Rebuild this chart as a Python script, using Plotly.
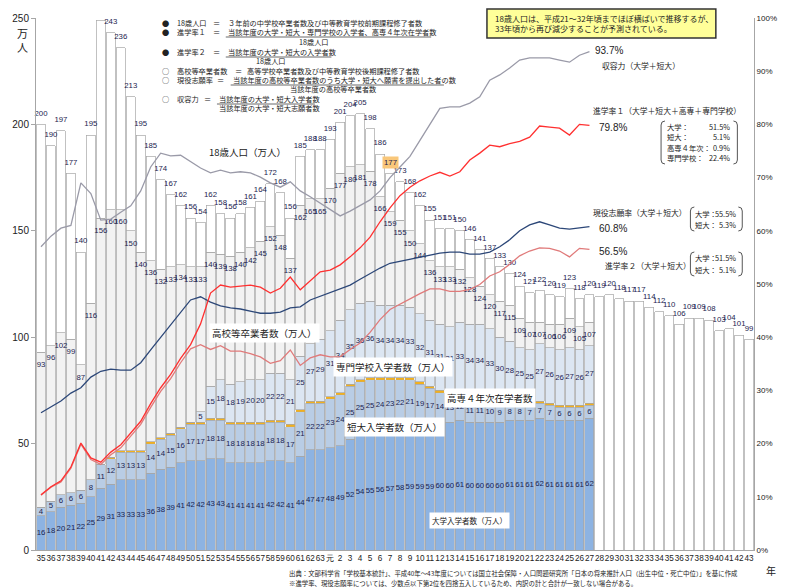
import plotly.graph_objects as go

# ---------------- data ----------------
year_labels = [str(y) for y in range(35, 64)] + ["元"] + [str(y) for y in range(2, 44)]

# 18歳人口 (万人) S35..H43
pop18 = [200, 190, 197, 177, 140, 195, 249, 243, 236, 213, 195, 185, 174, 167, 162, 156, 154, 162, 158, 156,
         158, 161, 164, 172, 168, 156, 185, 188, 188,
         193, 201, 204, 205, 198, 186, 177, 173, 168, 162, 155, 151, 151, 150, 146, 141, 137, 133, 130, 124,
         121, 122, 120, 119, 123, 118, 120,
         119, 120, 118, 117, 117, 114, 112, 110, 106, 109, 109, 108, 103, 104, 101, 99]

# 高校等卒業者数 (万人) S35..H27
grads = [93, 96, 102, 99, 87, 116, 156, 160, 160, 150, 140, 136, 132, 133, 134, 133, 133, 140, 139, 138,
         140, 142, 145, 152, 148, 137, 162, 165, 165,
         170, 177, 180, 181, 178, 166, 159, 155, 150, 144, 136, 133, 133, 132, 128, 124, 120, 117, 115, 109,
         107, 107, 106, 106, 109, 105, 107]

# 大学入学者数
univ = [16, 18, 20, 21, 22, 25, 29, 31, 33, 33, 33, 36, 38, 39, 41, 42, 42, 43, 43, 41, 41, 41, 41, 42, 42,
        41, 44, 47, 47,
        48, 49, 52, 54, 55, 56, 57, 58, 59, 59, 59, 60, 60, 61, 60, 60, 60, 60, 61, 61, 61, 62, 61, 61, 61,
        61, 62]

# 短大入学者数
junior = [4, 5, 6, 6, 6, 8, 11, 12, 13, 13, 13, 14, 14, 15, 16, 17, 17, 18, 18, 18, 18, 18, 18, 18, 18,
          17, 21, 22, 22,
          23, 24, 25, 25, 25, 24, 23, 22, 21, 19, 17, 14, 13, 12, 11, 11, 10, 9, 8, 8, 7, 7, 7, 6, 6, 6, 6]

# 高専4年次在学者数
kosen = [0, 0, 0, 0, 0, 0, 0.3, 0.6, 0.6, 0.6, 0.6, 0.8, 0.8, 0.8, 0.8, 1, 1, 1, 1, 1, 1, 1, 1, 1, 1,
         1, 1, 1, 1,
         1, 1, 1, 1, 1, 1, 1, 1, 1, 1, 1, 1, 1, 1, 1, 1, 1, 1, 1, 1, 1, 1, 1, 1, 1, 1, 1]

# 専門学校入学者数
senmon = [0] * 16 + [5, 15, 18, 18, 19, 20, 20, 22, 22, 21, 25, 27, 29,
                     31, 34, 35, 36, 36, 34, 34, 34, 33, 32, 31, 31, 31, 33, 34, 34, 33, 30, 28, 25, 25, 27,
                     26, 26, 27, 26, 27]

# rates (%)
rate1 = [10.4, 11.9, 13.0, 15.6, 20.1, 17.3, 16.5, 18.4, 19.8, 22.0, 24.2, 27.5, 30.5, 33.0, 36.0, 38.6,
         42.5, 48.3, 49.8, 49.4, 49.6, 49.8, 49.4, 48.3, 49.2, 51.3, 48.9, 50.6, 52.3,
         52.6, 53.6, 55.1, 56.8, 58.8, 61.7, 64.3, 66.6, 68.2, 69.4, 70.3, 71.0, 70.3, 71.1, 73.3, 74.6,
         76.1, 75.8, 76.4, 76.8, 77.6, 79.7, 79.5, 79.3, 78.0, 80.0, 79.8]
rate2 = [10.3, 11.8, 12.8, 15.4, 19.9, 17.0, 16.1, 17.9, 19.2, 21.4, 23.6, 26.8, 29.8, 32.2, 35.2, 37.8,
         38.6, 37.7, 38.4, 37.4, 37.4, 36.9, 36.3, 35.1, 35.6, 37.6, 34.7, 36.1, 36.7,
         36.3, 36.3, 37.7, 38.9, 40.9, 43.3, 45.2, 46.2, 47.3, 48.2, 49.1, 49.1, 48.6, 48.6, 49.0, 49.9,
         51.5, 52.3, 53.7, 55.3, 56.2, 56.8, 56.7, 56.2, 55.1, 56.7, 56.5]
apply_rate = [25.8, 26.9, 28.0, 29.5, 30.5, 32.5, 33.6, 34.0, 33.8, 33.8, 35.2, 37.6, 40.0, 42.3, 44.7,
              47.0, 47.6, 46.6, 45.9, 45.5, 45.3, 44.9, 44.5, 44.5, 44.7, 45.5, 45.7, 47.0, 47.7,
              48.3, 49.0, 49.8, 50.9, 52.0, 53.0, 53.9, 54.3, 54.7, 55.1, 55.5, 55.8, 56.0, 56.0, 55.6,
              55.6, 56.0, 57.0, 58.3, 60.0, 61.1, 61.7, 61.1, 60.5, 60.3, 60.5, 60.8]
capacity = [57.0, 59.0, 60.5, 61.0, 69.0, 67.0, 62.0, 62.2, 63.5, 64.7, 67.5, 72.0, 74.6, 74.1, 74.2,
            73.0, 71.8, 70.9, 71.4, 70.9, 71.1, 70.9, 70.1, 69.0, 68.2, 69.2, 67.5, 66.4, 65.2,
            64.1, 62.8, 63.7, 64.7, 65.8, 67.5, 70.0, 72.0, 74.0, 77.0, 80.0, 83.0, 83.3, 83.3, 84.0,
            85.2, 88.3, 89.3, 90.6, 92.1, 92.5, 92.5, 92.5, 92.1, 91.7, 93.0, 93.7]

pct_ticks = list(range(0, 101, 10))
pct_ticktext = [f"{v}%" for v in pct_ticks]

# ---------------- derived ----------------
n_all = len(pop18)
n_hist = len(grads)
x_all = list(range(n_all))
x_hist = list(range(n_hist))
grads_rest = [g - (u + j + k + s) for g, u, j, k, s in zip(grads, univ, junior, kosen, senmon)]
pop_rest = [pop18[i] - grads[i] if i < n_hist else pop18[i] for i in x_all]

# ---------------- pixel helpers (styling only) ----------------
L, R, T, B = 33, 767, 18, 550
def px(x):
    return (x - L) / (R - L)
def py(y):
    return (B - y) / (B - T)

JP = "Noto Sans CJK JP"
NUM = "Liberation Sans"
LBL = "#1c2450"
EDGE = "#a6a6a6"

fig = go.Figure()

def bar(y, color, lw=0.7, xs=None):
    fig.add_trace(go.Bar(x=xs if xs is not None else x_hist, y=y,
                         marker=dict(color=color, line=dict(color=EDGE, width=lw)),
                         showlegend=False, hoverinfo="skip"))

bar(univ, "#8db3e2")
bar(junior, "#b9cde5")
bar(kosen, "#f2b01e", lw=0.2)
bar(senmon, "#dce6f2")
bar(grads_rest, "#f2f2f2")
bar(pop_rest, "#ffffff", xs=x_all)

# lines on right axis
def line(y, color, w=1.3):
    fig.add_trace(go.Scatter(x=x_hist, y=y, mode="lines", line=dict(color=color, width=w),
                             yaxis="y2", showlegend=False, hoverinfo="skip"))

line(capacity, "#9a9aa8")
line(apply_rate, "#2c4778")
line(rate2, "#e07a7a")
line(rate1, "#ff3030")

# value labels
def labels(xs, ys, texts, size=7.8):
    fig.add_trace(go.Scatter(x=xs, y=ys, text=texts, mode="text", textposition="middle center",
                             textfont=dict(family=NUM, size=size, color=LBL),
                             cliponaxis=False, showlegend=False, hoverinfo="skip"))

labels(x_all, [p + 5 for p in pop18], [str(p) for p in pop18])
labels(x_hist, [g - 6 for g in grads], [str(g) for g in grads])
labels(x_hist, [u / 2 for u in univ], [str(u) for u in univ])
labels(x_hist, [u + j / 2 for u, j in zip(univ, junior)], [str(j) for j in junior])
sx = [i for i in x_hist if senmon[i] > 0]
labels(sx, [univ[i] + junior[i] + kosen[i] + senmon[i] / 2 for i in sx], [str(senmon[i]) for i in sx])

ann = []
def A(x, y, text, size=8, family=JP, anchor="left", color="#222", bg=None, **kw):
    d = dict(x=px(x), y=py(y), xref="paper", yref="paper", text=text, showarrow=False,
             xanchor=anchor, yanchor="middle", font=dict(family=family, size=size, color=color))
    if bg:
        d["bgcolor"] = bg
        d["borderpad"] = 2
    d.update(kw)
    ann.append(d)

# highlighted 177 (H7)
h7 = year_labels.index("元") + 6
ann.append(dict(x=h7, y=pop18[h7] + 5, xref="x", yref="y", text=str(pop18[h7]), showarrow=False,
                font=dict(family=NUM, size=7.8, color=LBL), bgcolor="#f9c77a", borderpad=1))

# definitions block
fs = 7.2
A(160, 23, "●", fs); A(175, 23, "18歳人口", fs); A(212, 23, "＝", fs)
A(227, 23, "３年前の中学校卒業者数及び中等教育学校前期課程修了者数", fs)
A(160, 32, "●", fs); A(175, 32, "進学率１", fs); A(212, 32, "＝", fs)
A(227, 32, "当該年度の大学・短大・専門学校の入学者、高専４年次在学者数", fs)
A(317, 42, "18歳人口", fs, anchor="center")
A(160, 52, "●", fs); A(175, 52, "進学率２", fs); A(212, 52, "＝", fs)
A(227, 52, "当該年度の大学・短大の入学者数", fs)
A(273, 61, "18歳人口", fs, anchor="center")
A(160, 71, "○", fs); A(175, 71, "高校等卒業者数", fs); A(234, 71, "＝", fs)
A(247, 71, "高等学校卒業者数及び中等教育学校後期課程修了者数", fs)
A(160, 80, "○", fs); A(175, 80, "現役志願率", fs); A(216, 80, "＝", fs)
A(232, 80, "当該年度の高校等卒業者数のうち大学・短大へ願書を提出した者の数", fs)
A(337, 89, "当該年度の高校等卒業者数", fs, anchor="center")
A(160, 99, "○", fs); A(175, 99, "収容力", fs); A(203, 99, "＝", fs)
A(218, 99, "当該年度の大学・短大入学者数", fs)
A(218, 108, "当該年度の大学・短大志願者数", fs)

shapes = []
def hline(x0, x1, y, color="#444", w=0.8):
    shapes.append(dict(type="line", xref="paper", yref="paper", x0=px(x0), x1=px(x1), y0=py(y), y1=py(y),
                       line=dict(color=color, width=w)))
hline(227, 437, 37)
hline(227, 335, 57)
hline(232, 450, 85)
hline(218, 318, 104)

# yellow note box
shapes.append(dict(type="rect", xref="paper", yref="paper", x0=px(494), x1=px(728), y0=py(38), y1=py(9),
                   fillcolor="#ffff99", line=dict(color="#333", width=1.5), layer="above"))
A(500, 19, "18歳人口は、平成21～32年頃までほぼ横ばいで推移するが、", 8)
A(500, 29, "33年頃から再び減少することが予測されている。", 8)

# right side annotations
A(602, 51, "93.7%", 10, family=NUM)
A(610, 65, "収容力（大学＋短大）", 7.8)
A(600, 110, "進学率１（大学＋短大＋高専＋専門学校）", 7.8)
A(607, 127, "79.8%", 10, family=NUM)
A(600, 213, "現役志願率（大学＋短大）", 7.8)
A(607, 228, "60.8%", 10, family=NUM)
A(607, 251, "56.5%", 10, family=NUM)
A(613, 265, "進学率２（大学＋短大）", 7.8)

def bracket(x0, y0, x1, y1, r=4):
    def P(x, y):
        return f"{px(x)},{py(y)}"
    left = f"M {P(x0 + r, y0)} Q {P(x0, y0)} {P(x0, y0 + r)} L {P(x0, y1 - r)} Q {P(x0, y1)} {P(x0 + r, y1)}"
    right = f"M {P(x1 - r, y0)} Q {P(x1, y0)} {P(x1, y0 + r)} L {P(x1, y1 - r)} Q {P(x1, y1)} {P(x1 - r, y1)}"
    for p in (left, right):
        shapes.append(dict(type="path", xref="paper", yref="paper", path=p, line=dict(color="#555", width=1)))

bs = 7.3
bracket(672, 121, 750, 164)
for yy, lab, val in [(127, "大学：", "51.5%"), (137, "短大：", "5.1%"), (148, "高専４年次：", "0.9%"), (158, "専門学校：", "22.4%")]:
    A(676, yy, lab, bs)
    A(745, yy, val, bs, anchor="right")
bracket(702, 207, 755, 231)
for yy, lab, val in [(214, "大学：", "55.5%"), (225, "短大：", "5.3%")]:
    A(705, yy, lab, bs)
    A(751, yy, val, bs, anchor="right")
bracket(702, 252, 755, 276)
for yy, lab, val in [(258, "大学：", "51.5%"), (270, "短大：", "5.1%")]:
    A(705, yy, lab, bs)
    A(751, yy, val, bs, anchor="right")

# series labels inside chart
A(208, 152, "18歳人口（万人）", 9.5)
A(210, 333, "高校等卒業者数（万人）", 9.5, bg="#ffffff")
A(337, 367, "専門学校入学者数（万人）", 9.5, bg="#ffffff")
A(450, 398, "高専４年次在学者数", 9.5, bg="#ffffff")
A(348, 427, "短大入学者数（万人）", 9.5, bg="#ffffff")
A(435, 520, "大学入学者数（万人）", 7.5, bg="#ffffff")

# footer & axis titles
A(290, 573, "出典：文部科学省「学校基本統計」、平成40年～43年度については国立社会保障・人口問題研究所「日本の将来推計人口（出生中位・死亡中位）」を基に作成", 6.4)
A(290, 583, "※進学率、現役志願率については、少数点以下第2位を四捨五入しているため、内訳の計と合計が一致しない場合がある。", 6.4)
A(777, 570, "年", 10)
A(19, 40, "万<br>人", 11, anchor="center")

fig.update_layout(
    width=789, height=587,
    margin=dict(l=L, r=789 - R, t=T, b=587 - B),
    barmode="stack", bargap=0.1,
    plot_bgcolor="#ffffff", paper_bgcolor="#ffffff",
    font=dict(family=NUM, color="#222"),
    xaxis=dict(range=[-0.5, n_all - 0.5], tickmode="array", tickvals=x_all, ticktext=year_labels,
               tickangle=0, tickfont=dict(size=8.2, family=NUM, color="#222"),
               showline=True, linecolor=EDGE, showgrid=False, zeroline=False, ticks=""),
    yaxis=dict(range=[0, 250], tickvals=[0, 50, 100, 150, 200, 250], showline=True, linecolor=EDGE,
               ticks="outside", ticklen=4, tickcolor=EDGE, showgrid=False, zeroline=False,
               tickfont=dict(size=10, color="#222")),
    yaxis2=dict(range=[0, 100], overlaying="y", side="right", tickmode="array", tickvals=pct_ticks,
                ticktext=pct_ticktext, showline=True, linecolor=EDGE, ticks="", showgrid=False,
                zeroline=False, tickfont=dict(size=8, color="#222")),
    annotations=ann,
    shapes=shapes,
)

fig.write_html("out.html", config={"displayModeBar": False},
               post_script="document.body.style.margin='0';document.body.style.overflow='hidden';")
* * * * *
§ **Set exercise**: Your task is to restate word for word the lines from the top of the data to the line containing "year_labels = [str(y)", both ends included, with every picture left out.

§ **Answer to this exercise**:
Rebuild this chart as a Python script, using Plotly.
import plotly.graph_objects as go

# ---------------- data ----------------
year_labels = [str(y) for y in range(35, 64)] + ["元"] + [str(y) for y in range(2, 44)]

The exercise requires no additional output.